◆ REQUIRED WORK
Your output must consist solely of the lines from the "Rebuild this chart" line through the "ax = fig.add_axes([0.1345, 0.1547, 0.8443, 0.8176])" line, exactly as written, without images.

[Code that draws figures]
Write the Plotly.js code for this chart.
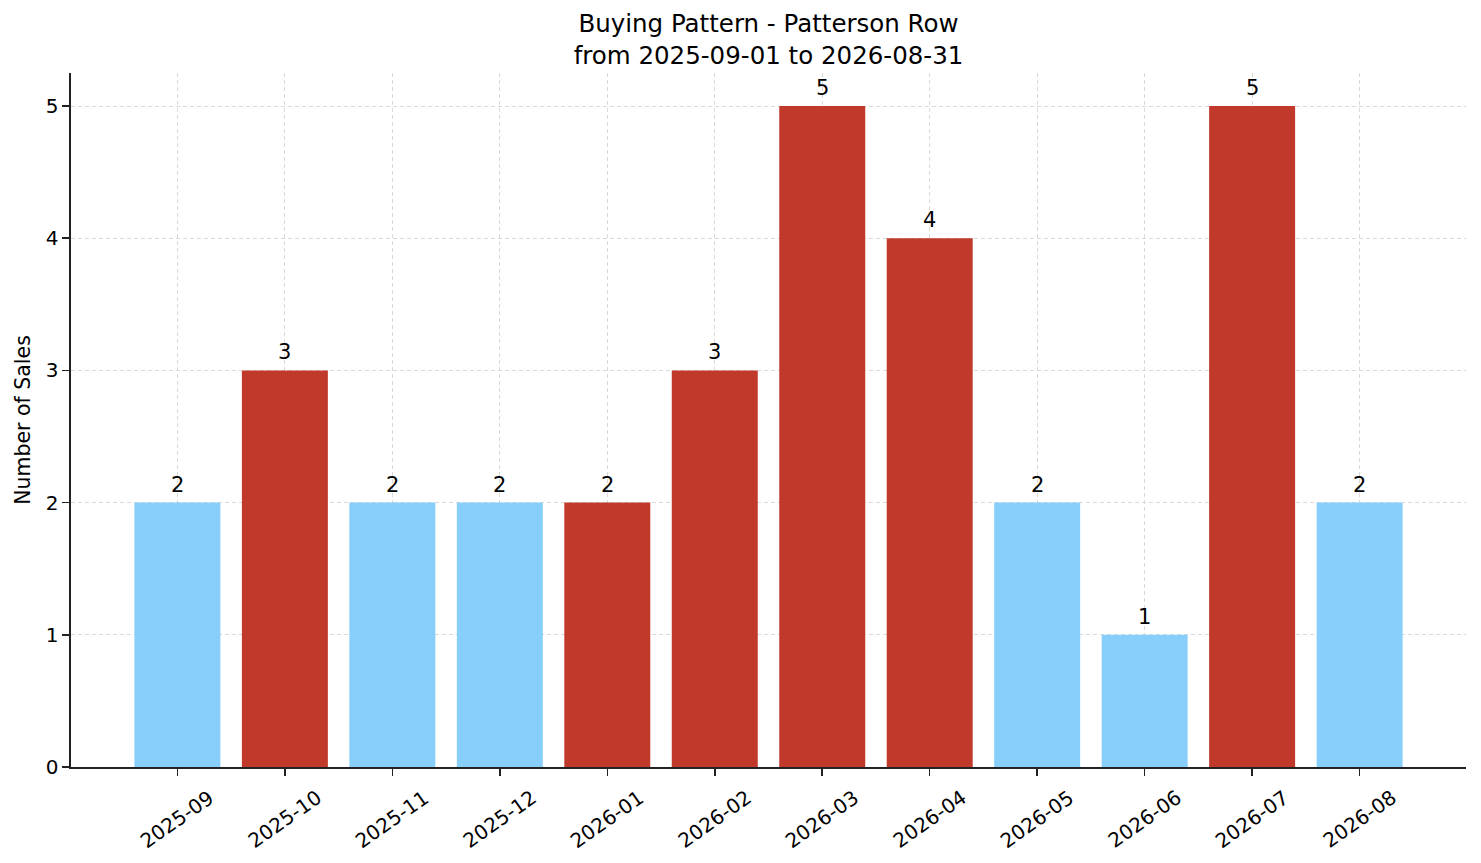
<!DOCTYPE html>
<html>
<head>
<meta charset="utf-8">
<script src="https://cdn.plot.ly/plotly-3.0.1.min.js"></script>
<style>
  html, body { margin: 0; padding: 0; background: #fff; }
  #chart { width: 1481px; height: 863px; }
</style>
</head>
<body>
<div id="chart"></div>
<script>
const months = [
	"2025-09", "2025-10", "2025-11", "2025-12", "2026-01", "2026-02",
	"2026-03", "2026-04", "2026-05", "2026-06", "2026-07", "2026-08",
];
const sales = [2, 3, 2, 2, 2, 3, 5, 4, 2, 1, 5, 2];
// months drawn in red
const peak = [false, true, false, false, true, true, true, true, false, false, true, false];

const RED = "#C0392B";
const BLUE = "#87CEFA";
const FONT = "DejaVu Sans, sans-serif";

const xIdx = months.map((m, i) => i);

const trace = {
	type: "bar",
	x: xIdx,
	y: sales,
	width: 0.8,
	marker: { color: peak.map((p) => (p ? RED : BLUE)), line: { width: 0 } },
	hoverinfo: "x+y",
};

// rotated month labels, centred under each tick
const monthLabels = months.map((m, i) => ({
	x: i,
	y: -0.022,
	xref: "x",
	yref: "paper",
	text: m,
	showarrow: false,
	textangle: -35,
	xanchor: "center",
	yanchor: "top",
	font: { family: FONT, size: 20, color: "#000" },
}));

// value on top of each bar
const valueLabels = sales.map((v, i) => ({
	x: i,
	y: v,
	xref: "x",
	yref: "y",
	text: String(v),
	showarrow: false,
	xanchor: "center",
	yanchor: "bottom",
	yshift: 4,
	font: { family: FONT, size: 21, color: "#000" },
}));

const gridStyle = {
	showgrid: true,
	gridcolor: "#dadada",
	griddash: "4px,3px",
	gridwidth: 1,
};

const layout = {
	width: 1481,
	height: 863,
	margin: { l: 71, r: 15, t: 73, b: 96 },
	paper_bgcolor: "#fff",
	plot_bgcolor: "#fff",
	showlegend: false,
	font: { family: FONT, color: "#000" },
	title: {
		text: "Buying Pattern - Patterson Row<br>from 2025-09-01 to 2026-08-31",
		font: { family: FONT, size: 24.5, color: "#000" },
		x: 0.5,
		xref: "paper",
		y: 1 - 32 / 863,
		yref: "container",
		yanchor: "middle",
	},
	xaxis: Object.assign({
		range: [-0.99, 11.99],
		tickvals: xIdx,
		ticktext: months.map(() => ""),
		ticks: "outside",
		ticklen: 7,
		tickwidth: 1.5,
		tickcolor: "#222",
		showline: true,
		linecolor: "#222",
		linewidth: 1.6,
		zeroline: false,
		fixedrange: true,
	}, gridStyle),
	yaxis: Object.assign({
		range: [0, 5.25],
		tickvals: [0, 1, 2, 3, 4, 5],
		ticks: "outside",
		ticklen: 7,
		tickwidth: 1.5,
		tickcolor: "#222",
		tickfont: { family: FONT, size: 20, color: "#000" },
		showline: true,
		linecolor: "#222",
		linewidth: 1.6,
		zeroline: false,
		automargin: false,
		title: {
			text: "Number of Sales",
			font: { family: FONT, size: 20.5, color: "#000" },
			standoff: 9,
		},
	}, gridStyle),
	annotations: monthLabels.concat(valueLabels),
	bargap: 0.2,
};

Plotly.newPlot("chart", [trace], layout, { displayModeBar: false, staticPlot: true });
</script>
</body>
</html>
---
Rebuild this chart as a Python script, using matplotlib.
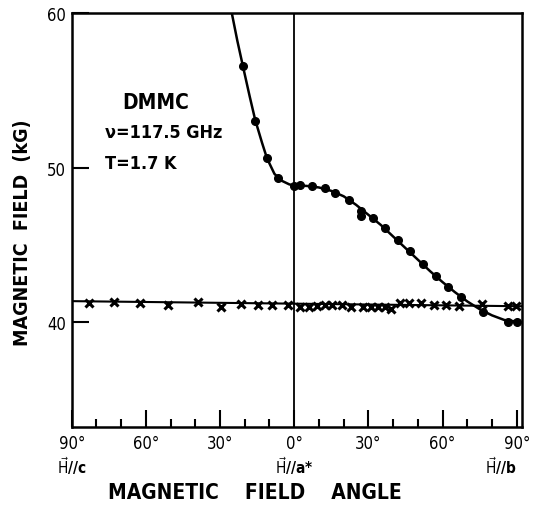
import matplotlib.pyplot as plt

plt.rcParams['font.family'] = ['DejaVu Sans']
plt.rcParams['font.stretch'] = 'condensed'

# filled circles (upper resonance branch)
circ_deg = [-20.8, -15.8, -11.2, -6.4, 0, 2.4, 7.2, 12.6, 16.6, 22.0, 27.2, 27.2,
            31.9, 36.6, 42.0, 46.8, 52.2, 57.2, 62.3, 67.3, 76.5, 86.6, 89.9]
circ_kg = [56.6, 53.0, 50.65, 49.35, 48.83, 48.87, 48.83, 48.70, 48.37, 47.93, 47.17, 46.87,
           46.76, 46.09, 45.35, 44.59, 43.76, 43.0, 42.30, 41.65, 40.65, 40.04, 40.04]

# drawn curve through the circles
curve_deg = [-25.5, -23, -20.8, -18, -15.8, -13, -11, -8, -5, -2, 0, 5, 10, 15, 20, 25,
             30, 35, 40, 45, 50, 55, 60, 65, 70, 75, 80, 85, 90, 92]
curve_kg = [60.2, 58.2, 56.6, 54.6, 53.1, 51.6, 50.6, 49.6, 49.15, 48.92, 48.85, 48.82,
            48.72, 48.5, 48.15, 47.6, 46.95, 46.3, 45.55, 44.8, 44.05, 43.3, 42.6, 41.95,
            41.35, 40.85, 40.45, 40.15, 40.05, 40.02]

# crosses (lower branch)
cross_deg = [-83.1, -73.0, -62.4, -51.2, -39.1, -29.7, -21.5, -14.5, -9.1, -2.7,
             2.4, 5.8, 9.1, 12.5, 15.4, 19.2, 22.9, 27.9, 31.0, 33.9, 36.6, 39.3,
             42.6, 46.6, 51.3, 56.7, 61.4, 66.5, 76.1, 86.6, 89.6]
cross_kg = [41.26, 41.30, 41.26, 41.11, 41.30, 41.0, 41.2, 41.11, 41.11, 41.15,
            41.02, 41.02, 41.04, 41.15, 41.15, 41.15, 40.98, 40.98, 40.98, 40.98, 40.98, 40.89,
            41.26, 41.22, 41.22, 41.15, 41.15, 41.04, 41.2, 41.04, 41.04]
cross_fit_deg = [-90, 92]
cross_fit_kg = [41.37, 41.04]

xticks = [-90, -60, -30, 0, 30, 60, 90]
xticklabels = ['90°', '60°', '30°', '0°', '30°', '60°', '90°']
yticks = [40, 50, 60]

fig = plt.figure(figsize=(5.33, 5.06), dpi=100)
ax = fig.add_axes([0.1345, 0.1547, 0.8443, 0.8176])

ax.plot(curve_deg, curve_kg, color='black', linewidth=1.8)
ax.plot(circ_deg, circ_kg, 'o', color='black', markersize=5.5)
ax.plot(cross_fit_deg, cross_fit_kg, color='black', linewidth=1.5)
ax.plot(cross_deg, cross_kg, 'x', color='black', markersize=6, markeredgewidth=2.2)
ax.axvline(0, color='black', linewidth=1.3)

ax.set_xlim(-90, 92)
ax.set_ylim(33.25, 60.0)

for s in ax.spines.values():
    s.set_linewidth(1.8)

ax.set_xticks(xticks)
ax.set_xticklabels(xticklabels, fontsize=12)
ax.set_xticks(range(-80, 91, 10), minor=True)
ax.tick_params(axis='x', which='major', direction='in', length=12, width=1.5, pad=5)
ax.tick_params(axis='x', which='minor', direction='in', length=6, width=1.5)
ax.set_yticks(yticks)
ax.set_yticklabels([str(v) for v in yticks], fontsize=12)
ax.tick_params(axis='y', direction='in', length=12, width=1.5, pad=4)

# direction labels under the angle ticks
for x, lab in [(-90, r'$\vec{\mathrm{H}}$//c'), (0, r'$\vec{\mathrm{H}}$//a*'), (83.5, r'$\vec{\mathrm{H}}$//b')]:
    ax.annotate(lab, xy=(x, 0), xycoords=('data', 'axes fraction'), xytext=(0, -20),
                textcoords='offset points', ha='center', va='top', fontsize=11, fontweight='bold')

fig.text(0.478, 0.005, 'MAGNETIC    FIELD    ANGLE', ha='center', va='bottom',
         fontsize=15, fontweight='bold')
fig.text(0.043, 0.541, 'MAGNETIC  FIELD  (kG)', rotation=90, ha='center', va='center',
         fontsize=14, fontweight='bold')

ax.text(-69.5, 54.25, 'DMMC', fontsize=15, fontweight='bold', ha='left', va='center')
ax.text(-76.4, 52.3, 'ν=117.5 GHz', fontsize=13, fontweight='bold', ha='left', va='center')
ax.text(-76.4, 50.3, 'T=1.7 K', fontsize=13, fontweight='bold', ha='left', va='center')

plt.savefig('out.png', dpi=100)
...
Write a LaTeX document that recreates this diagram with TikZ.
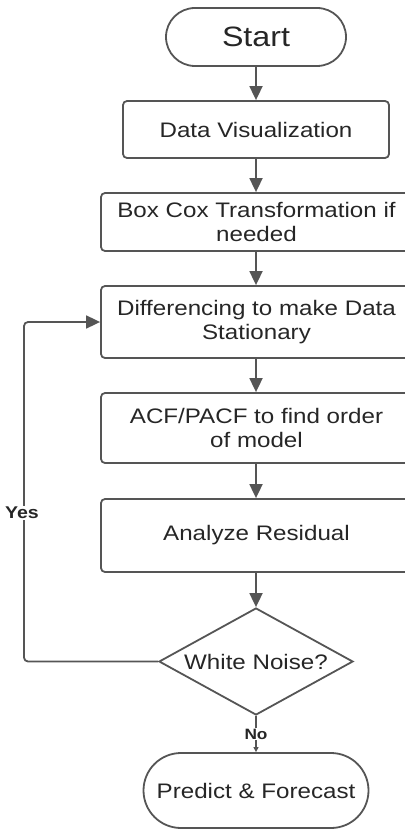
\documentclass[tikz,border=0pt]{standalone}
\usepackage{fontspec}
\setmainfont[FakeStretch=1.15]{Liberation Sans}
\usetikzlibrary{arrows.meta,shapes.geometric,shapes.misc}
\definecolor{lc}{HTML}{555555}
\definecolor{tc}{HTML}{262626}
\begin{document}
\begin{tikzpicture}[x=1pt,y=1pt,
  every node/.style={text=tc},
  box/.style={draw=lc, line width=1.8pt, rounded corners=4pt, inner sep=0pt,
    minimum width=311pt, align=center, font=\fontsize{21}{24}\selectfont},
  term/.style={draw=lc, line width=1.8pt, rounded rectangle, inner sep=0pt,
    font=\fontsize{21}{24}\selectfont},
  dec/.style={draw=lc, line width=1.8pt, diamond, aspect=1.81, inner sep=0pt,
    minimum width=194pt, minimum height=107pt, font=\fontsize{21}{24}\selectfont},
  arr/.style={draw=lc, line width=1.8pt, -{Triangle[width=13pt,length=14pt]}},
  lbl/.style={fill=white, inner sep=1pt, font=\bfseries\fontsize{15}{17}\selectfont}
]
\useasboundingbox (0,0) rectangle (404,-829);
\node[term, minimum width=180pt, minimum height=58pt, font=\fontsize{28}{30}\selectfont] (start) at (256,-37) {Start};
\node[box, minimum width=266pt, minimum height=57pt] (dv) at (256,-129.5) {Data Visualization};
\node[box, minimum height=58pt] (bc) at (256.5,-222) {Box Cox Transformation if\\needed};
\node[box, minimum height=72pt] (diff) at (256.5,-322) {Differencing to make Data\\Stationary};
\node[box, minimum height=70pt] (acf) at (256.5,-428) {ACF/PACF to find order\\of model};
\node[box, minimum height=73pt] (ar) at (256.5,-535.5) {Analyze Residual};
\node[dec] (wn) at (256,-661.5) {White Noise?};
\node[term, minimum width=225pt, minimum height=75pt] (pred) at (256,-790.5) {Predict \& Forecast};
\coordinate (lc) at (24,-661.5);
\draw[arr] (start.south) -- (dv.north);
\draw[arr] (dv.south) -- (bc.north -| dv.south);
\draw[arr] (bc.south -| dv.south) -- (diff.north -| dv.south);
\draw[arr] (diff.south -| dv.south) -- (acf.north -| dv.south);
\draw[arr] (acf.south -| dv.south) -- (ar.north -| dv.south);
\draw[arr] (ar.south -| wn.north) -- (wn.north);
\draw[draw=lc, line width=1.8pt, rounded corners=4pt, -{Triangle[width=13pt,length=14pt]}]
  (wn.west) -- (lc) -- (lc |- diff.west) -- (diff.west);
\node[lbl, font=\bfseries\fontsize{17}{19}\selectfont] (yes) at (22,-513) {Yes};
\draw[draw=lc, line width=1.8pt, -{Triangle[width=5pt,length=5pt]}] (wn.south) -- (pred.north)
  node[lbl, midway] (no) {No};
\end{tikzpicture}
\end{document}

◆ RESPONSE
Rebuild this chart as a Python script, using matplotlib.
import matplotlib.pyplot as plt

plt.rcParams['font.family'] = ['DejaVu Sans']
plt.rcParams['font.stretch'] = 'condensed'

# filled circles (upper resonance branch)
circ_deg = [-20.8, -15.8, -11.2, -6.4, 0, 2.4, 7.2, 12.6, 16.6, 22.0, 27.2, 27.2,
            31.9, 36.6, 42.0, 46.8, 52.2, 57.2, 62.3, 67.3, 76.5, 86.6, 89.9]
circ_kg = [56.6, 53.0, 50.65, 49.35, 48.83, 48.87, 48.83, 48.70, 48.37, 47.93, 47.17, 46.87,
           46.76, 46.09, 45.35, 44.59, 43.76, 43.0, 42.30, 41.65, 40.65, 40.04, 40.04]

# drawn curve through the circles
curve_deg = [-25.5, -23, -20.8, -18, -15.8, -13, -11, -8, -5, -2, 0, 5, 10, 15, 20, 25,
             30, 35, 40, 45, 50, 55, 60, 65, 70, 75, 80, 85, 90, 92]
curve_kg = [60.2, 58.2, 56.6, 54.6, 53.1, 51.6, 50.6, 49.6, 49.15, 48.92, 48.85, 48.82,
            48.72, 48.5, 48.15, 47.6, 46.95, 46.3, 45.55, 44.8, 44.05, 43.3, 42.6, 41.95,
            41.35, 40.85, 40.45, 40.15, 40.05, 40.02]

# crosses (lower branch)
cross_deg = [-83.1, -73.0, -62.4, -51.2, -39.1, -29.7, -21.5, -14.5, -9.1, -2.7,
             2.4, 5.8, 9.1, 12.5, 15.4, 19.2, 22.9, 27.9, 31.0, 33.9, 36.6, 39.3,
             42.6, 46.6, 51.3, 56.7, 61.4, 66.5, 76.1, 86.6, 89.6]
cross_kg = [41.26, 41.30, 41.26, 41.11, 41.30, 41.0, 41.2, 41.11, 41.11, 41.15,
            41.02, 41.02, 41.04, 41.15, 41.15, 41.15, 40.98, 40.98, 40.98, 40.98, 40.98, 40.89,
            41.26, 41.22, 41.22, 41.15, 41.15, 41.04, 41.2, 41.04, 41.04]
cross_fit_deg = [-90, 92]
cross_fit_kg = [41.37, 41.04]

xticks = [-90, -60, -30, 0, 30, 60, 90]
xticklabels = ['90°', '60°', '30°', '0°', '30°', '60°', '90°']
yticks = [40, 50, 60]

fig = plt.figure(figsize=(5.33, 5.06), dpi=100)
ax = fig.add_axes([0.1345, 0.1547, 0.8443, 0.8176])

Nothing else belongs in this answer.